Negativland have always been about an idea and, like the culture war cycle — itself a primary ammunition for the band’s high-caliber brand of subversive nosism — the idea has hardly died down. Between unpainted intervals, True False, Negativland’s latest, presents some of the band’s most potent, musical, and “popular” ideas in, I think, years.
So, where were we? Let’s see. Garbage, media, mass psychogenic illness… Among others, these themes have, over the years, threaded a neat motif through all of Negativland’s self-styled hideous triptychs. And so the band remains primarily concerned with the relationships people share with systems, as well as the means through which those relationships are expressed.
But what does it mean to be true? That question’s over my pay grade, but True False poses the question and invents a brilliant subversion of logic in response; “I don’t have a single American friend,” etc. So dedicated to freedom of misinformation — resolving opposites in some simple inverse amendment — True False attempts to expose false dichotomies. It mostly succeeds. It also feels like it’s speaking to me personally. (To be fair, it does open with an address to one “David,” perhaps a self-effacing reference to Weatherman or maybe the Brom murders?)
In any case, “Discernment,” a mainstay of live sets for two decades, finally shows up here in studio format, reflecting a synthesis of pure maths. But, as we’re told toward the end: “Yesterday Hates Today;” and it could just as easily be the other way around. So True False isn’t at all like a clip show sketch, in form or in function. Instead, it feels mostly considered, genuine, and current. While the band has always risen to occasions of self-reference, these moments never descend into the languor of self-congratulation. And will you at least consider the sky’s burning algebra? Negativland were children of the radio era, and under a different sun, this album might be a solemn retread.
But True False is thankfully imbued with contemporary textures and references that ultimately reflect the newer issues. We hear the spliced phantasms of Ras Baraka and Barack Obama populated on the same track, “This is Not Normal,” in which the titular statement repeats, as if some perverse and obvious mantra for our times. A critical study of “normalcy” in general, the track manages to slyly avoid roasted fingers and bothesideism. Other entries, like “Melt the North Pole” and “Certain Men,” respectively touch upon climate change and the structural violence of male authority. Both are performed with equal humor and humility. There is also a song about bees.

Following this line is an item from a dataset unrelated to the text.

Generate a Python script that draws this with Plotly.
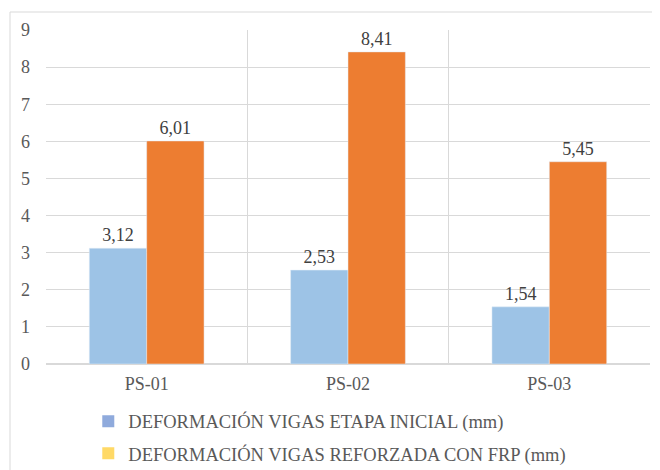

The record’s climax arguably comes with “Fourth of July,” a searing and hilarious critique of internet slacktivism, outrage porn, and 21st-century right-wing entitlement. “I can make 15 fucking posts on Facebook, and not fucking one of you will share it!” an anonymous MAGA-inflected voice seethes, churchy organs a-whirring in the background. More prone to an obscurantist kind of dehydrated wit, Negativland’s “Fourth of July” stands out as one of the album’s truly laugh-out-loud moments.
And so, like some of the band’s best work, True False scans like a rapid-fire series of in-jokes. If you’re a fan, you’ll like it. If not, hard cheese. Regardless, the album is an often impressive, frequently funny interrogation of our thrownness. It’s like a flippant middle-finger aimed into the abyss of our past’s familiar matrix. Diffuse in nature, its obfuscation of character and argument seems to gesture, as is expected, at a kind of widespread dissociation, not to mention a generalized ignorance and complacency. Negativland have always set their sights on the deceptively anodyne, the “mostly harmless,” the suburban. But in lieu of headline thoughts or broad strokes, True False boldly attempts to address several questions at once, hopefully (or maybe hopelessly?) suggesting more than just a binary answer.